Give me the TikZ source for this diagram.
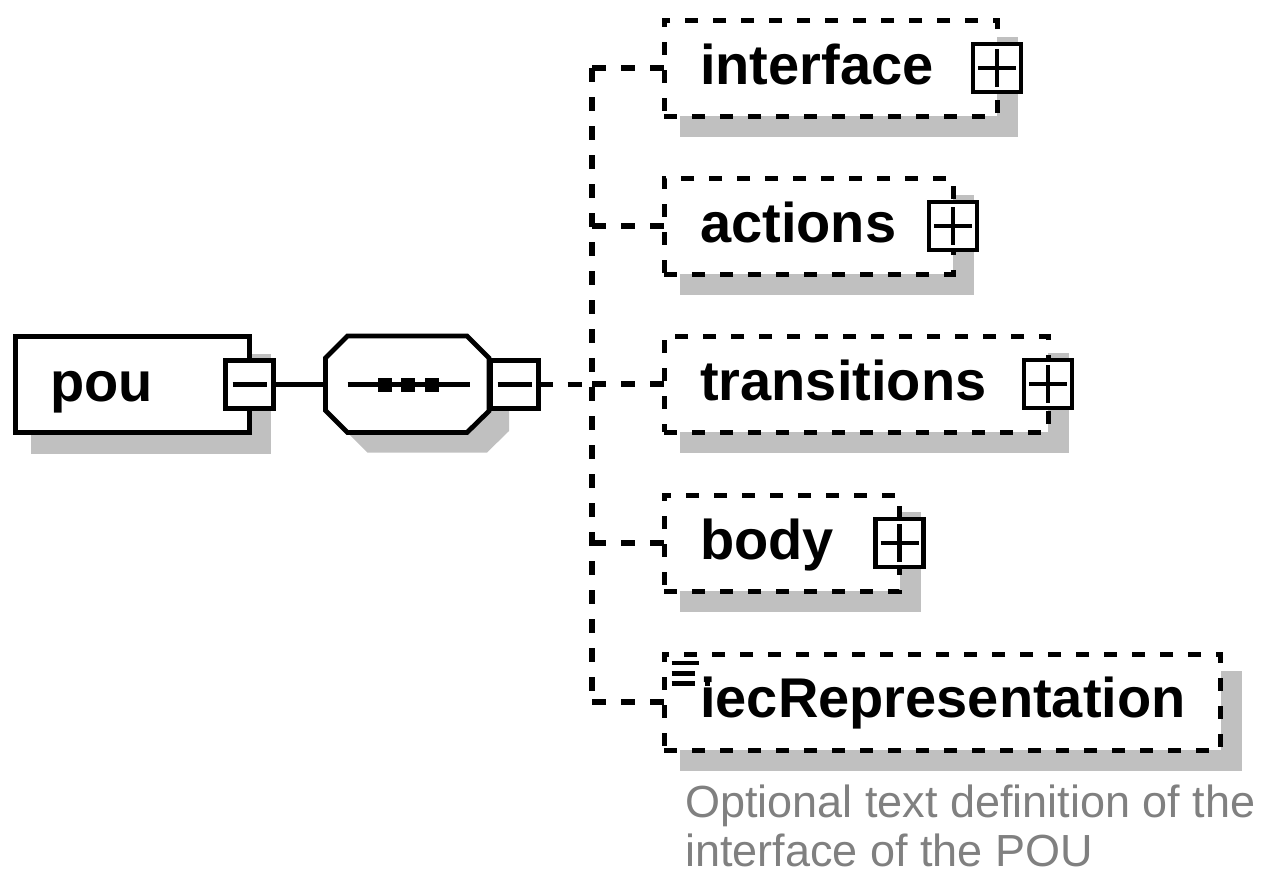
\documentclass[tikz,border=0pt]{standalone}
\usepackage{fontspec}
\newfontfamily\lib{Liberation Sans}
\usetikzlibrary{calc}
\definecolor{shadowgray}{HTML}{C0C0C0}
\definecolor{descgray}{HTML}{808080}
\begin{document}
\begin{tikzpicture}[x=1pt,y=-1pt,
  solidbox/.style={draw, line width=5pt, fill=white, rectangle, inner sep=0pt, outer sep=0pt},
  dashbox/.style={draw, line width=5pt, dash pattern=on 13pt off 15pt, fill=white, rectangle, inner sep=0pt, outer sep=0pt, minimum height=96pt},
  conn/.style={line width=4.8pt},
  dconn/.style={line width=5.4pt, dash pattern=on 14pt off 15pt},
  togglebox/.style={draw, line width=4.8pt, fill=white, rectangle, minimum size=48pt, inner sep=0pt, outer sep=0pt},
  signline/.style={line width=4.4pt},
  nametext/.style={font=\lib\bfseries\fontsize{56}{60}\selectfont, inner sep=0pt, anchor=base west},
  desctext/.style={font=\lib\fontsize{45}{50}\selectfont, text=descgray, inner sep=0pt, text depth=0pt, anchor=base west}
]
\useasboundingbox (0,0) rectangle (1263,873);

% ---------- boxes (geometry only, drawn later) ----------
\path
  (132.25,384.5) node[solidbox, minimum width=234.5pt, minimum height=96pt, draw=none, fill=none] (pou) {}
  (830.5,68)     node[dashbox, minimum width=333pt, draw=none, fill=none] (interface) {}
  (808.5,226)    node[dashbox, minimum width=289pt, draw=none, fill=none] (actions) {}
  (856,384)      node[dashbox, minimum width=384pt, draw=none, fill=none] (transitions) {}
  (781.75,543)   node[dashbox, minimum width=235.5pt, draw=none, fill=none] (body) {}
  (942.25,702)   node[dashbox, minimum width=556.5pt, draw=none, fill=none] (iec) {};

% octagon coordinates
\coordinate (o1) at (347.5,336);
\coordinate (o2) at (467,336);
\coordinate (o3) at (489,358);
\coordinate (o4) at (489,411);
\coordinate (o5) at (467,432.5);
\coordinate (o6) at (347.5,432.5);
\coordinate (o7) at (325.5,410.5);
\coordinate (o8) at (325.5,358);
\coordinate (seqL) at (325.5,384.5);
\coordinate (spine) at (592,384.5);

% ---------- shadows ----------
\foreach \n in {pou,interface,actions,transitions,body,iec}{
  \fill[shadowgray] ($(\n.north west)+(16,17)$) rectangle ($(\n.south east)+(21,21)$);
}
\fill[shadowgray] ($(o1)+(20,20)$) -- ($(o2)+(20,20)$) -- ($(o3)+(20,20)$) -- ($(o4)+(20,20)$)
  -- ($(o5)+(20,20)$) -- ($(o6)+(20,20)$) -- ($(o7)+(20,20)$) -- ($(o8)+(20,20)$) -- cycle;

% ---------- main boxes ----------
\node[solidbox, minimum width=234.5pt, minimum height=96pt] at (pou.center) {};
\foreach \n/\w in {interface/333,actions/289,transitions/384,body/235.5,iec/556.5}{
  \node[dashbox, minimum width=\w pt] at (\n.center) {};
}

% octagon (sequence compositor)
\draw[conn, fill=white, line join=miter] (o1) -- (o2) -- (o3) -- (o4) -- (o5) -- (o6) -- (o7) -- (o8) -- cycle;
\draw[conn] (347.5,384.5) -- (470,384.5);
\foreach \dx in {384.5,408,432}{
  \fill (\dx-7,377.5) rectangle (\dx+7,391.5);
}

% ---------- toggles ----------
\node[togglebox] (pouminus) at (249.5,384.5) {};
\draw[signline] ($(pouminus.center)+(-17,0)$) -- ($(pouminus.center)+(17,0)$);
\node[togglebox] (seqminus) at (514.5,384.5) {};
\draw[signline] ($(seqminus.center)+(-17,0)$) -- ($(seqminus.center)+(17,0)$);

\foreach \n in {interface,actions,transitions,body}{
  \node[togglebox] (\n plus) at (\n.east) {};
  \draw[signline] ($(\n plus.center)+(-19,0)$) -- ($(\n plus.center)+(19,0)$);
  \draw[signline] ($(\n plus.center)+(0,-19)$) -- ($(\n plus.center)+(0,19)$);
}

% ---------- connectors ----------
\draw[conn] (pouminus.east) -- (seqL);
\draw[dconn] (seqminus.east) -- (spine);
\draw[dconn] (spine |- interface.west) -- (spine |- iec.west);
\foreach \n in {interface,actions,transitions,body,iec}{
  \draw[dconn] (spine |- \n.west) -- (\n.west);
}

% ---------- texts ----------
\node[nametext] (poutext) at (50,401) {pou};
\node[nametext] (interfacetext) at (700,84) {interface};
\node[nametext] (actionstext) at (700,242) {actions};
\node[nametext] (transitionstext) at (700,400) {transitions};
\node[nametext] (bodytext) at (700,559) {body};
\node[nametext] (iectext) at (700,717) {iecRepresentation};

% simple-content icon
\draw[line width=4.4pt] (671.7,662.7) -- (699.3,662.7);
\draw[line width=4.4pt] (671.7,673.5) -- (695,673.5);
\draw[line width=4.4pt] (671.7,683.3) -- (695,683.3);
\fill (705,680.5) rectangle (710,685.5);

\node[desctext] (desc1) at (685,817) {Optional text definition of the};
\node[desctext] (desc2) at (685,866) {interface of the POU};
\end{tikzpicture}
\end{document}
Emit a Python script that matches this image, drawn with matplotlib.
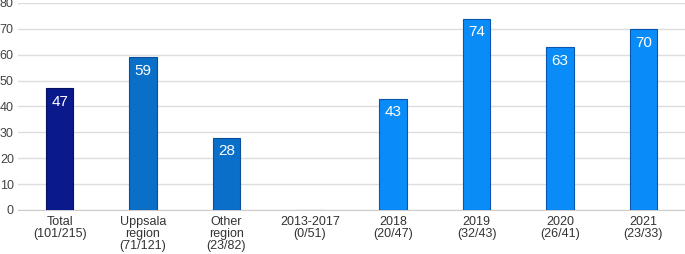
****************************************
▸ **Stated exercise**
Without the pictures, please reproduce each line of the listing above exactly, from the first one through the line bearing "width=556.5pt, draw=none, fill=none]".

▸ **Result below**
Give me the TikZ source for this diagram.
\documentclass[tikz,border=0pt]{standalone}
\usepackage{fontspec}
\newfontfamily\lib{Liberation Sans}
\usetikzlibrary{calc}
\definecolor{shadowgray}{HTML}{C0C0C0}
\definecolor{descgray}{HTML}{808080}
\begin{document}
\begin{tikzpicture}[x=1pt,y=-1pt,
  solidbox/.style={draw, line width=5pt, fill=white, rectangle, inner sep=0pt, outer sep=0pt},
  dashbox/.style={draw, line width=5pt, dash pattern=on 13pt off 15pt, fill=white, rectangle, inner sep=0pt, outer sep=0pt, minimum height=96pt},
  conn/.style={line width=4.8pt},
  dconn/.style={line width=5.4pt, dash pattern=on 14pt off 15pt},
  togglebox/.style={draw, line width=4.8pt, fill=white, rectangle, minimum size=48pt, inner sep=0pt, outer sep=0pt},
  signline/.style={line width=4.4pt},
  nametext/.style={font=\lib\bfseries\fontsize{56}{60}\selectfont, inner sep=0pt, anchor=base west},
  desctext/.style={font=\lib\fontsize{45}{50}\selectfont, text=descgray, inner sep=0pt, text depth=0pt, anchor=base west}
]
\useasboundingbox (0,0) rectangle (1263,873);

% ---------- boxes (geometry only, drawn later) ----------
\path
  (132.25,384.5) node[solidbox, minimum width=234.5pt, minimum height=96pt, draw=none, fill=none] (pou) {}
  (830.5,68)     node[dashbox, minimum width=333pt, draw=none, fill=none] (interface) {}
  (808.5,226)    node[dashbox, minimum width=289pt, draw=none, fill=none] (actions) {}
  (856,384)      node[dashbox, minimum width=384pt, draw=none, fill=none] (transitions) {}
  (781.75,543)   node[dashbox, minimum width=235.5pt, draw=none, fill=none] (body) {}
  (942.25,702)   node[dashbox, minimum width=556.5pt, draw=none, fill=none] (iec) {};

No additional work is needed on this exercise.